* **What you will do**
Examine the material below and count the lines that hold the word "this". Report only the number.

-- START OF Data entries --

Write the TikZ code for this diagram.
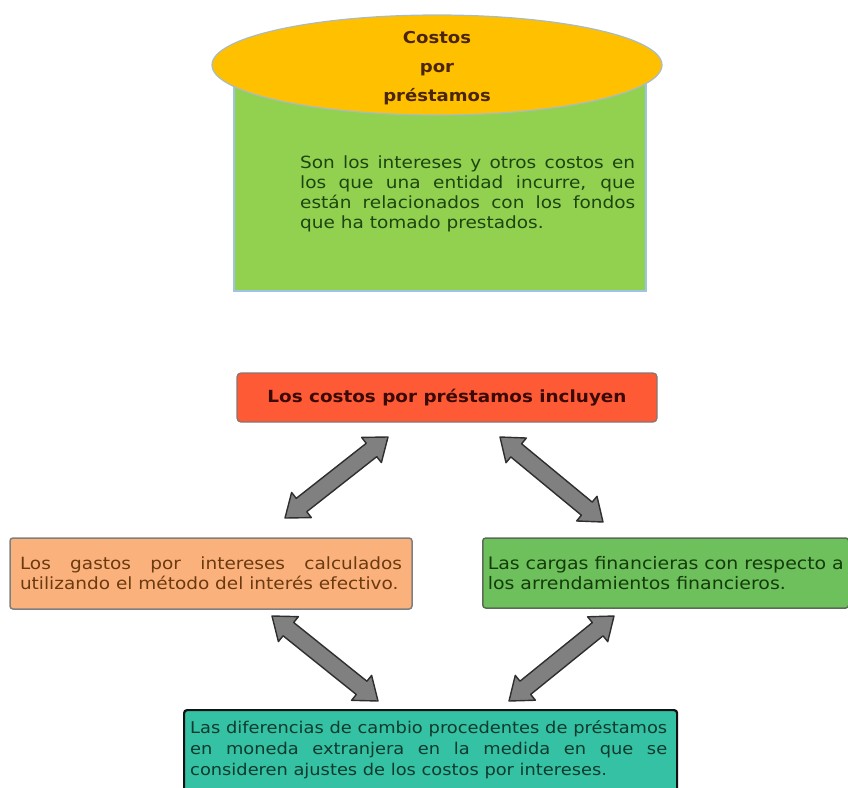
\documentclass[tikz,border=0pt]{standalone}
\usepackage{fontspec}
\newfontfamily\vf[FakeStretch=1.1]{DejaVu Sans}
\usetikzlibrary{calc,shapes.geometric}
\definecolor{ellfill}{HTML}{FFC000}
\definecolor{ellline}{HTML}{A9BCC4}
\definecolor{defill}{HTML}{92D050}
\definecolor{defline}{HTML}{9DC3E6}
\definecolor{redfill}{HTML}{FF5A36}
\definecolor{redline}{HTML}{8A7570}
\definecolor{orfill}{HTML}{FBB17C}
\definecolor{orline}{HTML}{7F7F7F}
\definecolor{grfill}{HTML}{6DC05B}
\definecolor{grline}{HTML}{5C6B58}
\definecolor{tefill}{HTML}{35C1A3}
\definecolor{teline}{HTML}{111111}
\definecolor{arfill}{HTML}{808080}
\definecolor{arline}{HTML}{2E2E2E}
\definecolor{titletxt}{HTML}{4A2508}
\definecolor{deftxt}{HTML}{1D4510}
\definecolor{redtxt}{HTML}{3A0A05}
\definecolor{ortxt}{HTML}{6B3A10}
\definecolor{grtxt}{HTML}{143C0A}
\definecolor{tetxt}{HTML}{0E3B2E}
\newcommand\blockarrow[2]{%
 \draw[blockarr] let \p1=($(#2)-(#1)$), \n1={atan2(\y1,\x1)}, \n2={veclen(\x1,\y1)} in
 {[shift={(#1)}, rotate=\n1]
 (0pt,0pt) -- (21pt,16pt) -- (21pt,8.5pt) -- (\n2-21pt,8.5pt) -- (\n2-21pt,16pt) -- (\n2-0pt,0pt)
 -- (\n2-21pt,-16pt) -- (\n2-21pt,-8.5pt) -- (21pt,-8.5pt) -- (21pt,-16pt) -- cycle};}
\begin{document}
\begin{tikzpicture}[x=1pt,y=-1pt,
  blockarr/.style={fill=arfill,draw=arline,line width=1.4pt,line join=round},
  bodyfont/.style={font=\vf\fontsize{16.8}{20}\selectfont},
  boxbase/.style={rectangle,inner ysep=0pt,align=justify}]
\useasboundingbox (0,0) rectangle (848,787);
\clip (0,0) rectangle (848,787);
% top definition block
\node[draw=defline,fill=defill,line width=1.6pt,minimum width=412pt,minimum height=225pt,anchor=north west,inner sep=0] (defbox) at (233,65) {};
\node[ellipse,draw=ellline,fill=ellfill,line width=1.2pt,minimum width=450pt,minimum height=100pt,inner sep=0] (ell) at (437,65) {};
\node[align=center,text=titletxt,font=\vf\bfseries\fontsize{16.4}{29}\selectfont,inner sep=0] (title) at (437,68) {Costos\\por\\préstamos};
\node[bodyfont,text=deftxt,text width=335pt,align=justify,anchor=north west,inner sep=0] (deftext) at (300,156)
 {Son los intereses y otros costos en\linebreak los que una entidad incurre, que\linebreak están relacionados con los fondos\linebreak que ha tomado prestados.};
% includes box
\node[rectangle,rounded corners=4pt,draw=redline,fill=redfill,line width=1.3pt,minimum width=420pt,minimum height=49pt,text=redtxt,font=\vf\bfseries\fontsize{16.7}{20}\selectfont] (incl) at (447,397.5) {Los costos por préstamos incluyen};
% orange box
\node[boxbase,rounded corners=3pt,draw=orline,fill=orfill,line width=1.5pt,bodyfont,text=ortxt,text width=382pt,inner xsep=10pt,minimum height=71pt] (gastos) at (211,573.5)
 {Los gastos por intereses calculados\linebreak utilizando el método del interés efectivo.};
% green box
\node[boxbase,rounded corners=3pt,draw=grline,fill=grfill,line width=1.5pt,font=\vf\fontsize{17.2}{20}\selectfont,text=grtxt,text width=356pt,inner xsep=5pt,minimum height=70pt,anchor=west] (cargas) at (482,573)
 {Las cargas financieras con respecto a\\ los arrendamientos financieros.};
% teal box
\node[rectangle,rounded corners=3pt,draw=teline,fill=tefill,line width=2.2pt,minimum width=493pt,minimum height=95pt,anchor=north west,inner sep=0] (dif) at (183,709) {};
\node[font=\vf\fontsize{16.2}{21}\selectfont,text=tetxt,text width=477pt,align=justify,anchor=north west,inner sep=0] (diftext) at (190,720)
 {Las diferencias de cambio procedentes de préstamos\linebreak en moneda extranjera en la medida en que se\linebreak consideren ajustes de los costos por intereses.};
% arrows
\coordinate (a1s) at (285,518); \coordinate (a1e) at (388,437);
\coordinate (a2s) at (500,437); \coordinate (a2e) at (603,522);
\coordinate (a3s) at (272,616); \coordinate (a3e) at (378,701);
\coordinate (a4s) at (509,701); \coordinate (a4e) at (614,616);
\blockarrow{a1s}{a1e}
\blockarrow{a2s}{a2e}
\blockarrow{a3s}{a3e}
\blockarrow{a4s}{a4e}
\end{tikzpicture}
\end{document}
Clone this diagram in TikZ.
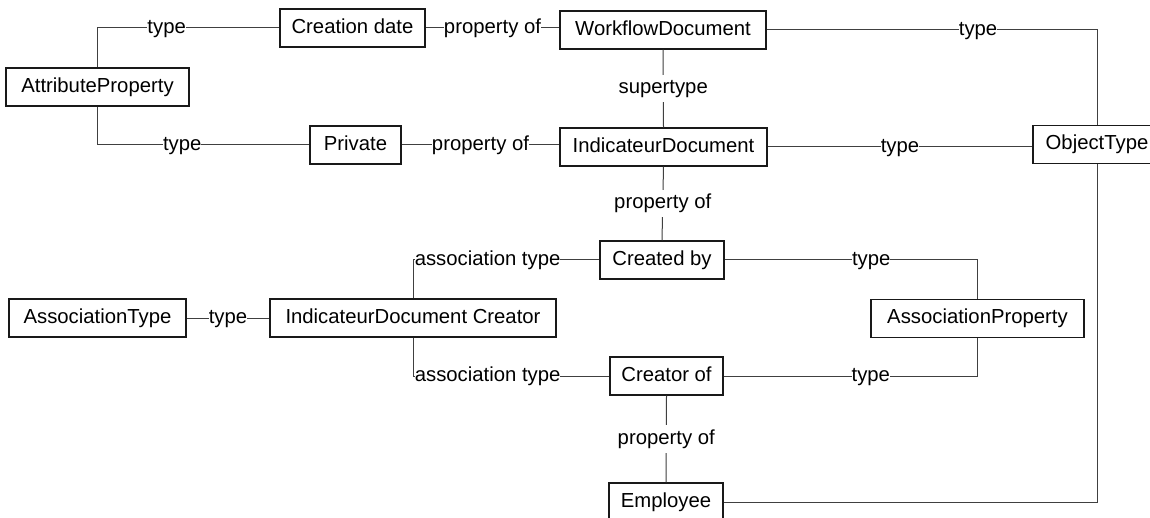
\documentclass[tikz,border=0pt]{standalone}
\usepackage{fontspec}
\setmainfont{Liberation Sans}
\begin{document}
\begin{tikzpicture}[x=1pt,y=-1pt,
  txt/.style={font=\fontsize{20.3}{24}\selectfont, text height=15.2pt, text depth=5.1pt},
  box/.style={txt, draw=black!90, line width=1.1pt, fill=white, minimum height=38pt, inner sep=0pt},
  lbl/.style={txt, fill=white, inner xsep=0pt, inner ysep=3.5pt},
  conn/.style={draw=black!75, line width=1pt}]
\clip (0,0) rectangle (1150,518);
\fill[white] (0,0) rectangle (1150,518);
% nodes
\node[box, minimum width=183pt] (ap)  at (97.5,87)   {AttributeProperty};
\node[box, minimum width=145pt] (cd)  at (352.5,28)  {Creation date};
\node[box, minimum width=206pt] (wd)  at (663,30)    {WorkflowDocument};
\node[box, minimum width=91pt]  (pr)  at (355.5,145) {Private};
\node[box, minimum width=207pt] (id)  at (663.5,147) {IndicateurDocument};
\node[box, minimum width=128pt] (ot)  at (1097,144.5) {ObjectType};
\node[box, minimum width=124pt] (cb)  at (662,260)   {Created by};
\node[box, minimum width=286pt] (idc) at (413,318)   {IndicateurDocument Creator};
\node[box, minimum width=177pt] (at)  at (97.5,318)  {AssociationType};
\node[box, minimum width=213pt] (asp) at (977.5,318.5) {AssociationProperty};
\node[box, minimum width=113pt] (co)  at (666.5,376) {Creator of};
\node[box, minimum width=114pt] (em)  at (666,502)   {Employee};
% connectors
\draw[conn] (ap.north) |- node[lbl, pos=0.69] {type} (cd.west);
\draw[conn] (ap.south) |- node[lbl, pos=0.70] {type} (pr.west);
\draw[conn] (cd.east) -- node[lbl] {property of} (cd.east -| wd.west);
\draw[conn] (wd.south) -- node[lbl] {supertype} (id.north);
\draw[conn] (pr.east) -- node[lbl] {property of} (pr.east -| id.west);
\draw[conn] (wd.east) -| node[lbl, pos=0.32] {type} (ot.north);
\draw[conn] (id.east) -- node[lbl] {type} (id.east -| ot.west);
\draw[conn] (id.south) -- node[lbl] {property of} (cb.north);
\draw[conn] (at.east) -- node[lbl] {type} (idc.west);
\draw[conn] (idc.north) |- node[lbl, pos=0.70] {association type} (cb.west);
\draw[conn] (idc.south) |- node[lbl, pos=0.69] {association type} (co.west);
\draw[conn] (cb.east) -| node[lbl, pos=0.29] {type} (asp.north);
\draw[conn] (co.east) -| node[lbl, pos=0.29] {type} (asp.south);
\draw[conn] (co.south) -- node[lbl] {property of} (em.north);
\draw[conn] (em.east) -| (ot.south);
\end{tikzpicture}
\end{document}
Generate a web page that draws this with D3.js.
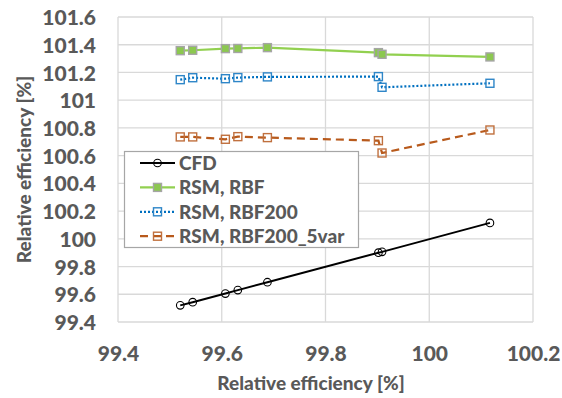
<!DOCTYPE html>
<html>
<head>
<meta charset="utf-8">
<script src="https://cdn.jsdelivr.net/npm/d3@7"></script>
<style>
  html, body { margin: 0; padding: 0; background: #fff; }
  svg { display: block; }
  text { font-family: Lato, "Open Sans", sans-serif; font-weight: 900; fill: #595959; }
</style>
</head>
<body>
<svg id="chart" width="562" height="398"></svg>
<script>
// ---- data ----
const xValues      = [99.520, 99.544, 99.607, 99.631, 99.688, 99.902, 99.909, 100.117];
const cfd          = [99.520, 99.543, 99.605, 99.630, 99.687, 99.900, 99.906, 100.115];
const rsmRbf       = [101.357, 101.360, 101.372, 101.373, 101.379, 101.343, 101.331, 101.312];
const rsmRbf200    = [101.148, 101.162, 101.155, 101.163, 101.168, 101.170, 101.093, 101.122];
const rsmRbf200_5v = [100.735, 100.735, 100.718, 100.737, 100.730, 100.708, 100.619, 100.785];
const seriesNames  = ["CFD", "RSM, RBF", "RSM, RBF200", "RSM, RBF200_5var"];
const xTickValues  = [99.4, 99.6, 99.8, 100, 100.2];
const xTickLabels  = ["99.4", "99.6", "99.8", "100", "100.2"];
const yTickValues  = [99.4, 99.6, 99.8, 100, 100.2, 100.4, 100.6, 100.8, 101, 101.2, 101.4, 101.6];
const yTickLabels  = ["99.4", "99.6", "99.8", "100", "100.2", "100.4", "100.6", "100.8", "101", "101.2", "101.4", "101.6"];
const xTitle = "Relative efficiency [%]";
const yTitle = "Relative efficiency [%]";

// ---- layout ----
const svg = d3.select("#chart");
const L = 118, R = 533, T = 17, B = 322;
const x = d3.scaleLinear().domain([99.4, 100.2]).range([L, R]);
const y = d3.scaleLinear().domain([99.4, 101.6]).range([B, T]);

// gridlines
const grid = svg.append("g");
grid.selectAll("line.v").data(xTickValues).join("line")
  .attr("x1", d => x(d)).attr("x2", d => x(d)).attr("y1", T).attr("y2", B)
  .attr("stroke", "#d9d9d9").attr("stroke-width", 1.3);
grid.selectAll("line.h").data(yTickValues).join("line")
  .attr("x1", L).attr("x2", R).attr("y1", d => y(d)).attr("y2", d => y(d))
  .attr("stroke", "#d9d9d9").attr("stroke-width", 1.3);

// axes (labels only)
const xAxis = d3.axisBottom(x).tickValues(xTickValues)
  .tickFormat((d, i) => xTickLabels[i]).tickSize(0).tickPadding(0);
const gx = svg.append("g").attr("transform", `translate(0,${B})`).call(xAxis);
gx.select(".domain").remove();
gx.selectAll("text").attr("dy", null).attr("y", 39)
  .style("font-size", "21px").style("font-family", "Lato, sans-serif").style("font-weight", "900").style("fill", "#595959");

const yAxis = d3.axisLeft(y).tickValues(yTickValues)
  .tickFormat((d, i) => yTickLabels[i]).tickSize(0).tickPadding(0);
const gy = svg.append("g").attr("transform", `translate(${L - 22},0)`).call(yAxis);
gy.select(".domain").remove();
gy.selectAll("text").attr("dy", "0.36em")
  .style("font-size", "21px").style("font-family", "Lato, sans-serif").style("font-weight", "900").style("fill", "#595959");

// axis titles
svg.append("text").attr("x", 311).attr("y", 390)
  .attr("text-anchor", "middle").style("font-size", "19px").text(xTitle);
svg.append("text").attr("transform", `translate(31,${(T + B) / 2}) rotate(-90)`)
  .attr("text-anchor", "middle").style("font-size", "19px").text(yTitle);

// series
const series = [
  { name: seriesNames[0], ys: cfd, color: "#000000", dash: null, width: 2, marker: "circle", mfill: "none", mstroke: "#000000" },
  { name: seriesNames[1], ys: rsmRbf, color: "#92d050", dash: null, width: 2.2, marker: "square", mfill: "#8cc850", mstroke: "#a5a5a5" },
  { name: seriesNames[2], ys: rsmRbf200, color: "#0070c0", dash: "2,2", width: 2.2, marker: "square", mfill: "none", mstroke: "#2e86c8" },
  { name: seriesNames[3], ys: rsmRbf200_5v, color: "#b85a1c", dash: "8,5", width: 2.2, marker: "square", mfill: "none", mstroke: "#c0703e" }
];

const line = d3.line().x(d => x(d[0])).y(d => y(d[1]));

function drawMarker(g, s, cx, cy) {
  if (s.marker === "circle") {
    g.append("circle").attr("cx", cx).attr("cy", cy).attr("r", 3.8)
      .attr("fill", s.mfill).attr("stroke", s.mstroke).attr("stroke-width", 1.1);
  } else {
    g.append("rect").attr("x", cx - 4).attr("y", cy - 4).attr("width", 8).attr("height", 8)
      .attr("fill", s.mfill).attr("stroke", s.mstroke).attr("stroke-width", 1.4);
  }
}

series.forEach(s => {
  const pts = xValues.map((xv, i) => [xv, s.ys[i]]);
  const g = svg.append("g");
  g.append("path").attr("d", line(pts)).attr("fill", "none")
    .attr("stroke", s.color).attr("stroke-width", s.width)
    .attr("stroke-dasharray", s.dash);
  pts.forEach(p => drawMarker(g, s, x(p[0]), y(p[1])));
});

// legend
const lg = svg.append("g");
lg.append("rect").attr("x", 124.5).attr("y", 151.5).attr("width", 234).attr("height", 96)
  .attr("fill", "#ffffff").attr("stroke", "#a6a6a6").attr("stroke-width", 1.2);
series.forEach((s, i) => {
  const cy = 163 + i * 24.4;
  lg.append("line").attr("x1", 140).attr("x2", 175).attr("y1", cy).attr("y2", cy)
    .attr("stroke", s.color).attr("stroke-width", s.width).attr("stroke-dasharray", s.dash);
  drawMarker(lg, s, 157.5, cy);
  lg.append("text").attr("x", 179).attr("y", cy).attr("dy", "0.36em")
    .style("font-size", "19px").text(s.name);
});
</script>
</body>
</html>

-- END OF Data entries --

* **Output of the task**
3